Politics of infrastructural (im)mediation: Navigating the human-digital relations in Pakistan’s cash transfers program  
Ali Mohsin (Graduate Institute of International and Development Studies, Geneva)

Paper Short Abstract:

This paper conceptualizes Pakistani state's cash transfers program (BISP) as a digital infrastructural assemblage in order to unpack the contradictory politics of (im)mediation and transparency that have become central to its dys/fuctioning.

Paper Abstract:

How are (gendered) material-human relations produced and enacted through, and within, a digital infrastructural assemblage? Drawing upon ethnographic research on Pakistani state’s premier cash transfers program, this paper follows the complex and contradictory politics of beneficiaries’ hopes and frustrations as they navigate the uncertain processes of biometric identity verification required to access cash grants. Since 2008, Benazir Income Support Program (BISP) has sought to reduce poverty and empower women who, as representatives of over 5 million of the poorest households, are identified as the primary beneficiaries of the program.
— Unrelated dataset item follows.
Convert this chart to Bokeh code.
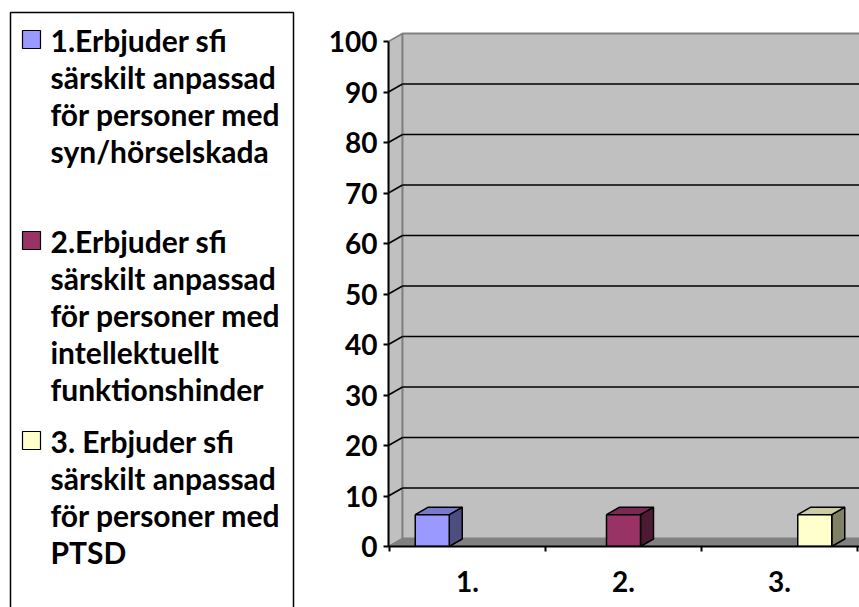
from bokeh.plotting import figure
from bokeh.layouts import row
from bokeh.models import Range1d, LinearAxis, FixedTicker
from bokeh.embed import file_html
from bokeh.resources import INLINE
from bokeh.core.properties import value

# ---------------- data ----------------
categories = ["1.", "2.", "3."]
series_labels = [
    ["1.Erbjuder sfi", "särskilt anpassad", "för personer med", "syn/hörselskada"],
    ["2.Erbjuder sfi", "särskilt anpassad", "för personer med", "intellektuellt", "funktionshinder"],
    ["3. Erbjuder sfi", "särskilt anpassad", "för personer med", "PTSD"],
]
series_1 = [6.3, 0, 0]
series_2 = [0, 6.3, 0]
series_3 = [0, 0, 6.3]
y_ticks = [0, 10, 20, 30, 40, 50, 60, 70, 80, 90, 100]

front_colors = ["#9999ff", "#993366", "#ffffcc"]
side_colors = ["#4d4d80", "#4d1a33", "#808066"]
top_colors = ["#7a7acc", "#7a2952", "#ccccA3"]

FONT = "Lato"

# ---------------- legend panel ----------------
leg = figure(width=300, height=607, x_range=Range1d(0, 300), y_range=Range1d(607, 0),
             output_backend="svg", toolbar_location=None, min_border=0,
             x_axis_type=None, y_axis_type=None, frame_align=False)
leg.grid.visible = False
leg.outline_line_color = None
leg.quad(left=10, right=293, top=12, bottom=650, fill_color=None,
         line_color="black", line_width=1.5)

entry_tops = [49, 250, 450]
text_shift = -10
line_gap = 37
tx, ty, tt = [], [], []
for lines, b in zip(series_labels, entry_tops):
    for i, ln in enumerate(lines):
        tx.append(50)
        ty.append(b + text_shift + i * line_gap)
        tt.append(ln)
leg.text(x=tx, y=ty, text=tt, text_font=value(FONT), text_font_style="bold",
         text_font_size="30px", text_baseline="alphabetic", text_align="left",
         text_color="black")
leg.quad(left=[22] * 3, right=[40] * 3,
         top=[b - 19 for b in entry_tops], bottom=[b - 1 for b in entry_tops],
         fill_color=front_colors, line_color="black", line_width=1.2)

# ---------------- chart panel ----------------
PX_PER_CAT = 156.0
PX_PER_UNIT = 5.05
X0 = -0.5 - 1 / PX_PER_CAT
X1 = X0 + 471 / PX_PER_CAT
Y1 = 518 / PX_PER_UNIT
DX = 14 / PX_PER_CAT
DY = 8 / PX_PER_UNIT
BDX = 13 / PX_PER_CAT
BDY = 7.5 / PX_PER_UNIT
BAR_W = 0.218
BAR_OFF = 0.226
XFAR = X1 + DX

p = figure(width=559, height=607, x_range=Range1d(X0, X1), y_range=Range1d(0, Y1),
           output_backend="svg", toolbar_location=None,
           min_border_left=88, min_border_right=0, min_border_top=28, min_border_bottom=61,
           x_axis_type=None, y_axis_type=None, frame_align=False)
p.grid.visible = False
p.outline_line_color = None

# walls and floor
p.patch([X0, X0 + DX, X0 + DX, X0], [0, DY, 100 + DY, 100],
        fill_color="#c0c0c0", line_color="#808080", line_width=1.5)
p.quad(left=X0 + DX, right=XFAR, bottom=DY, top=100 + DY,
       fill_color="#c0c0c0", line_color="#808080", line_width=2)
p.patch([X0, X0 + DX, XFAR, XFAR], [0, DY, DY, 0],
        fill_color="#808080", line_color="#808080")

grid_vals = [v for v in y_ticks if 0 < v < 100]
p.segment(x0=[X0 + DX] * len(grid_vals), y0=[v + DY for v in grid_vals],
          x1=[XFAR] * len(grid_vals), y1=[v + DY for v in grid_vals],
          line_color="black", line_width=1.6)
p.segment(x0=[X0] * len(grid_vals), y0=grid_vals,
          x1=[X0 + DX] * len(grid_vals), y1=[v + DY for v in grid_vals],
          line_color="black", line_width=1.6)

# bars
all_series = [series_1, series_2, series_3]
for s, vals in enumerate(all_series):
    for c, v in enumerate(vals):
        if not v:
            continue
        xc = c + (s - 1) * BAR_OFF
        l, r = xc - BAR_W / 2, xc + BAR_W / 2
        p.patch([r, r + BDX, r + BDX, r], [0, BDY, v + BDY, v],
                fill_color=side_colors[s], line_color="black", line_width=1.5)
        p.patch([l, l + BDX, r + BDX, r], [v, v + BDY, v + BDY, v],
                fill_color=top_colors[s], line_color="black", line_width=1.5)
        p.quad(left=l, right=r, bottom=0, top=v,
               fill_color=front_colors[s], line_color="black", line_width=1.5)

# axes
yax = LinearAxis(ticker=FixedTicker(ticks=y_ticks), bounds=(0, 100))
yax.axis_line_width = 2
yax.major_tick_line_width = 2
yax.major_tick_out = 5
yax.major_tick_in = 0
yax.minor_tick_line_color = None
yax.major_label_standoff = 6
yax.major_label_text_font = FONT
yax.major_label_text_font_style = "bold"
yax.major_label_text_font_size = "28px"
yax.major_label_text_color = "black"
p.add_layout(yax, "left")

xax = LinearAxis(ticker=FixedTicker(ticks=[0, 1, 2], minor_ticks=[-0.5, 0.5, 1.5, 2.5]),
                 major_label_overrides={i: lab for i, lab in enumerate(categories)})
xax.axis_line_width = 2
xax.major_tick_line_color = None
xax.major_tick_out = 5
xax.minor_tick_line_width = 2
xax.minor_tick_out = 5
xax.minor_tick_in = 0
xax.major_label_standoff = 19
xax.major_label_text_font = FONT
xax.major_label_text_font_style = "bold"
xax.major_label_text_font_size = "28px"
xax.major_label_text_color = "black"
p.add_layout(xax, "below")

layout = row(leg, p, spacing=0)
open("out.html", "w").write(file_html(layout, INLINE))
As in the case of many similar programs across the global south in the recent years, the desire to secure transparent and objective procedures that are supposed to safeguard against the various forms of human mediation has made the infrastructures of biometric verification and data analytics becoming central to its workings. While the officials themselves and the evaluation reports by the powerful global institutions applaud the program for not only learning from but also contributing to, the of socalled best practices repertoire of socio-economic inclusion through transparency the actual everyday experiences and interactions between the state functionaries and the beneficiaries remain absent from their accounts. Not only have the digital infrastructures multiplied human labors of governing and of being governed, they have made the procedures and their outcomes more opaque and uncertain while producing novel and perverse forms of (human) mediation undermining its own promises of inclusion and empowerment.